Earlier this year, the Museum of Modern Art set out to capture that essence when organizers created an entire exhibition around Björk's work. But the album she released to coincide with the project, Vulnicura, was as earthen and concave, and as homogenic, as her last decade of work had been sonically adventurous. The album documented the recent ending of her relationship with Barney. Her lyrics, which once probed love and emotional curiously, seem to cross the floor with anxiety: "Maybe he will come out of this loving me / Maybe he won't / I'm not taming an animal / Maybe he will come out of this." She poured her confusion, sorrow, and ultimate healing into the process of the record. (As ever, her choice of collaborators -- here, producers Arca and the Haxan Cloak -- helped her build out the architecture she was blueprinting in her head.)
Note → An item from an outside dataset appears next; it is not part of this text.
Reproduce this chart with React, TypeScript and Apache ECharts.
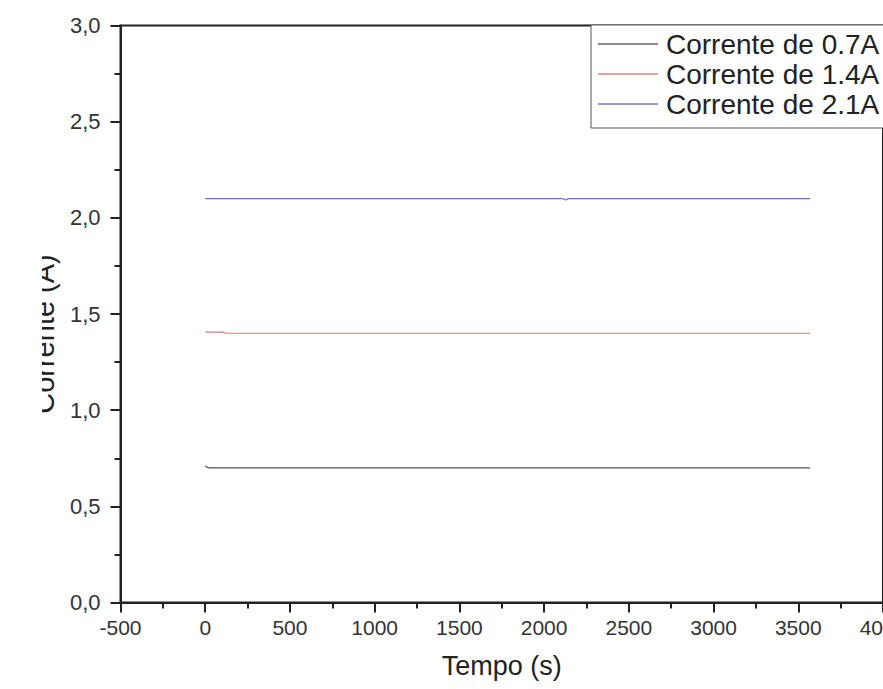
import React, { useEffect, useRef } from "react";
import * as echarts from "echarts";

// Tempo (s) and Corrente (A) readings for each series
const tempo07 = [0, 20, 3570];
const corrente07 = [0.71, 0.7, 0.7];
const tempo14 = [0, 105, 120, 3570];
const corrente14 = [1.406, 1.406, 1.4, 1.4];
const tempo21 = [0, 2110, 2128, 2145, 3570];
const corrente21 = [2.1, 2.1, 2.093, 2.1, 2.1];

const seriesNames = ["Corrente de 0.7A", "Corrente de 1.4A", "Corrente de 2.1A"];
const seriesColors = ["#555555", "#e07a7a", "#6f6fc6"];
const xTicks = { min: -500, max: 4000, interval: 500 };
const yTicks = { min: 0, max: 3, interval: 0.5 };

const FONT = "'Liberation Sans', Arial, sans-serif";

const pair = (xs: number[], ys: number[]) => xs.map((x, i) => [x, ys[i]]);

export default function App() {
  const ref = useRef<HTMLDivElement>(null);
  useEffect(() => {
    if (!ref.current) return;
    const chart = echarts.init(ref.current, undefined, { renderer: "svg" });
    const datasets = [pair(tempo07, corrente07), pair(tempo14, corrente14), pair(tempo21, corrente21)];
    chart.setOption({
      animation: false,
      backgroundColor: "#ffffff",
      grid: {
        left: 120.5,
        top: 25.5,
        right: 0,
        bottom: 86.5,
        show: true,
        borderColor: "#222",
        borderWidth: 2,
        backgroundColor: "transparent",
        containLabel: false,
        outerBoundsMode: "none",
      },
      xAxis: {
        type: "value",
        min: xTicks.min,
        max: xTicks.max,
        interval: xTicks.interval,
        name: "Tempo (s)",
        nameLocation: "middle",
        nameGap: 50,
        nameTextStyle: { fontFamily: FONT, fontSize: 27, color: "#222" },
        axisLine: { show: true, onZero: false, lineStyle: { color: "#222", width: 2 } },
        axisTick: { show: true, inside: false, length: 10, lineStyle: { color: "#222", width: 2 } },
        minorTick: { show: true, splitNumber: 2, length: 6, lineStyle: { color: "#222", width: 2 } },
        axisLabel: {
          fontFamily: FONT,
          fontSize: 21,
          color: "#333",
          margin: 14,
          hideOverlap: false,
          formatter: (v: number) => String(v),
        },
        splitLine: { show: false },
      },
      yAxis: {
        type: "value",
        min: yTicks.min,
        max: yTicks.max,
        interval: yTicks.interval,
        axisLine: { show: true, onZero: false, lineStyle: { color: "#222", width: 2 } },
        axisTick: { show: true, inside: false, length: 10, lineStyle: { color: "#222", width: 2 } },
        minorTick: { show: true, splitNumber: 2, length: 6, lineStyle: { color: "#222", width: 2 } },
        axisLabel: {
          fontFamily: FONT,
          fontSize: 22,
          color: "#333",
          margin: 20,
          formatter: (v: number) => v.toFixed(1).replace(".", ","),
        },
        splitLine: { show: false },
      },
      legend: {
        show: true,
        orient: "vertical",
        align: "left",
        left: 591,
        top: 25,
        padding: [4, 12, 9, 7],
        itemGap: 0,
        itemWidth: 60,
        itemHeight: 2,
        icon: "rect",
        borderColor: "#555",
        borderWidth: 1,
        backgroundColor: "#fff",
        textStyle: { fontFamily: FONT, fontSize: 28, lineHeight: 30, color: "#222", padding: [0, 0, 0, 3] },
        data: seriesNames.map((n, i) => ({
          name: n,
          itemStyle: { color: ["#8a8a8a", "#eda0a0", "#9a9ad8"][i] },
        })),
      },
      series: datasets.map((d, i) => ({
        name: seriesNames[i],
        type: "line",
        data: d,
        showSymbol: false,
        symbol: "none",
        color: seriesColors[i],
        lineStyle: { color: seriesColors[i], width: 1.2 },
      })),
      graphic: [
        {
          type: "text",
          x: 44,
          y: 334,
          rotation: Math.PI / 2,
          style: {
            text: "Corrente (A)",
            font: `29px ${FONT}`,
            fill: "#222",
            textAlign: "center",
            textVerticalAlign: "middle",
          },
        },
        {
          type: "rect",
          z: 100,
          shape: { x: 0, y: 0, width: 42, height: 689 },
          style: { fill: "#ffffff" },
        },
      ],
    });
    return () => chart.dispose();
  }, []);
  return (
    <div
      ref={ref}
      style={{ position: "fixed", left: 0, top: 0, width: 883, height: 689, overflow: "hidden" }}
    />
  );
}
It is a work that should, like the rest of her vital works, dispel the aura of "magic" that has surrounded Björk for much of her career. On "Alarm Call," off Homogenic, Björk once sang of sitting on a mountaintop with a radio "with good batteries" in hand: "I'm no f--ing Buddhist, but this is enlightenment," she sang. We hope she can spend her 50th with a radio and some good batteries -- if there's any real magic in this world, that's it.